それからCGもすごくリアルで、そうかと思えばこれはすごいCGだな!みたいな感じもあり、急に始まるアクションも良かった。笑
安倍晴明、そんな動けるの!?とびっくりしていた。優雅に動く所作が多い作品だが、安倍晴明が捉えられまいと逃げるシーンでは、空中を歩いたり、ひらひらと大勢をかわしながらこの世のものとは思えない動きをしていた。
そのようなカッポカッポと音が鳴りそうなとんがり靴を履いてそんなに走れる!?となる。
とは思いながらも、こういう現実離れした動きや世界観を求めてこういう映画を観に来ているので、そうそう!!こういうのだよ!!CGたっぷりのこういうのが観たかったんだよ!!となった。テンションが上がった。

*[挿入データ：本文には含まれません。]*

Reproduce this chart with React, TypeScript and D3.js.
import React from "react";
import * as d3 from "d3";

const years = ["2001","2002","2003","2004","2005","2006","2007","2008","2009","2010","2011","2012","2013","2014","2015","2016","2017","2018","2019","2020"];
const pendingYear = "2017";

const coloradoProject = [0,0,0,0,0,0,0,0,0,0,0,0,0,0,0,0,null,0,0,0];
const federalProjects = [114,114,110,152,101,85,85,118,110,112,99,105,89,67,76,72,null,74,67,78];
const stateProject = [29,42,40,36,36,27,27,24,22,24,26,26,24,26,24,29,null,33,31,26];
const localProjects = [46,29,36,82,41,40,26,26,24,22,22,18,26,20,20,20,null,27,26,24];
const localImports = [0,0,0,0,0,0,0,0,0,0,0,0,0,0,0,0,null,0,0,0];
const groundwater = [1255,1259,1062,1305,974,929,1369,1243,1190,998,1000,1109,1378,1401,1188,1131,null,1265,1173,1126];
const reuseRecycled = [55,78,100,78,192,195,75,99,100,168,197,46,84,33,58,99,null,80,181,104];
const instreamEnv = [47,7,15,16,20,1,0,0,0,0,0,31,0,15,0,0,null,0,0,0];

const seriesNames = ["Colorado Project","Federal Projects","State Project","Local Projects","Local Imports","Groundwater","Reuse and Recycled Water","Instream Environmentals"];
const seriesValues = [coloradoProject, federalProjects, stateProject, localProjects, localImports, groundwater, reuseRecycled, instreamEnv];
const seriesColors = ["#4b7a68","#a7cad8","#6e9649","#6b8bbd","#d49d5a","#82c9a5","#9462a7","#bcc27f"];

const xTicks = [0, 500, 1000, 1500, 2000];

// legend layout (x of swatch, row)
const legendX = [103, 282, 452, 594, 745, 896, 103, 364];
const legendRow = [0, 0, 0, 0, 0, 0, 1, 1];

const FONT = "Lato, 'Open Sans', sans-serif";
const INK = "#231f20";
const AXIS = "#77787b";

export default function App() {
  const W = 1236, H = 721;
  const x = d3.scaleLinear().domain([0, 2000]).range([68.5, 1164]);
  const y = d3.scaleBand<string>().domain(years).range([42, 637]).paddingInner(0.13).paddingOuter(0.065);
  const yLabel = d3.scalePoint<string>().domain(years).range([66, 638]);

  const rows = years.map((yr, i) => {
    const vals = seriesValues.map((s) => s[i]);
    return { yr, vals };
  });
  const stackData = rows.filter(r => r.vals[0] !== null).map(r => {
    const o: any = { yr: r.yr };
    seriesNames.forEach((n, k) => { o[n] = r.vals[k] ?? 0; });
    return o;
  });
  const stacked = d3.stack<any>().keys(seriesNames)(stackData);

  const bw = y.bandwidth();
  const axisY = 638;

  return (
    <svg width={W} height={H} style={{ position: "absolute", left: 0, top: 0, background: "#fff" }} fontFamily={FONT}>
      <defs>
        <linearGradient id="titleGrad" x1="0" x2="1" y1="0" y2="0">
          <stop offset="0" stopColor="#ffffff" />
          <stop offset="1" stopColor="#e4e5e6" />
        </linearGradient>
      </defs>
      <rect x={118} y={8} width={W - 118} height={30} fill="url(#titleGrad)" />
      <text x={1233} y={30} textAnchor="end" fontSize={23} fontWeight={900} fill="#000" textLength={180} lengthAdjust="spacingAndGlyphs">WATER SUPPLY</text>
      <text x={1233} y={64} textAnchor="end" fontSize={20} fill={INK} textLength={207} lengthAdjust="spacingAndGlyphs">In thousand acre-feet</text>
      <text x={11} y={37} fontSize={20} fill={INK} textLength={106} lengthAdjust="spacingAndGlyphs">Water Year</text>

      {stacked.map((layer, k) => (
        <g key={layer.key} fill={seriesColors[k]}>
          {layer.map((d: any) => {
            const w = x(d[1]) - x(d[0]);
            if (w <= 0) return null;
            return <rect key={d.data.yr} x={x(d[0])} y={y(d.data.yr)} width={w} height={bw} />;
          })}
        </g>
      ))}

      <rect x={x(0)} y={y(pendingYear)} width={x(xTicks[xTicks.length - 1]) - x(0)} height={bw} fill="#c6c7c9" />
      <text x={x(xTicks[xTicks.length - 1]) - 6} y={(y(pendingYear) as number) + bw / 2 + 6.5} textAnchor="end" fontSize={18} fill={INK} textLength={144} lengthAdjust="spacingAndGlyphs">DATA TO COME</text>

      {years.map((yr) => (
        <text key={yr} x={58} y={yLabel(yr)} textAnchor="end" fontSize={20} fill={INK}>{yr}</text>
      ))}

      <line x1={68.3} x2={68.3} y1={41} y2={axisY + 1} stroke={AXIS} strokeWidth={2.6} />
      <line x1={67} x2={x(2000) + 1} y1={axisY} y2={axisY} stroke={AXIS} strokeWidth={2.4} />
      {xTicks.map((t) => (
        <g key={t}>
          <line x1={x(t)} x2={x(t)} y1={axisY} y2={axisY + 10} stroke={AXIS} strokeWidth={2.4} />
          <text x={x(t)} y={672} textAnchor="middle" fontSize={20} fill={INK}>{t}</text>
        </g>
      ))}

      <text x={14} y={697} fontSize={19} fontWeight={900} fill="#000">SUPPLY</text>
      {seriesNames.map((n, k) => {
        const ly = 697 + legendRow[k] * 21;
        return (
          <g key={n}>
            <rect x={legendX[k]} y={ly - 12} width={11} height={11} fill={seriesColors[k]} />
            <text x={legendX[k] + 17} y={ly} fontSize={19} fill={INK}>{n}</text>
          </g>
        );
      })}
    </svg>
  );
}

作品の終盤、この物語のラスボス、全体的な黒幕は誰なんだ?!というのが最後までうまく描かれていて、うわそっちか…と良い意味で裏切られる感覚も味わえる。
安倍晴明が術式を唱えながら、指でポーズを取り術を繰り出すのだが、呪術廻戦同様に、あの動きは指フェチにとってはたまらない。結界とか、床にできる丸い星の円陣みたいなの、なんて呼ぶか全然知らないんだけど、そういうの厨二の心がくすぐられるんだよ、見ていてワクワクするんだよ。
最後まで面白かった。
光の表現が美しい
平安時代、明かりなども未発達なので、暗闇の方が長い。
羅生門とかもそうだけど、昔の作品に暗闇の中で会話する場面や暗い時間帯に事件が起きたりっていうのはこういう時代の作品は定番だもんね。昔の人たちは本当にすごい。
そのため暗いシーンも多いのだが、それ故か晴れた日の映像や差し込む光がすごくきれいで印象的だった。意図的なのか…。全体的に光の描写が美しかった。
お話としてきれいにまとまっていたので、続編は無いんだろうな…と言う気がしている。原作の小説を読めば世界観の続きは読めるので、すごくそっちが気になった。あとキャストがすごく良かった、役柄みんな名前も難しいのに、個性的なキャストが多くてみんなちゃんとわかるの、混乱しなくて良かった。
久々にあっという間に感じた映画だった。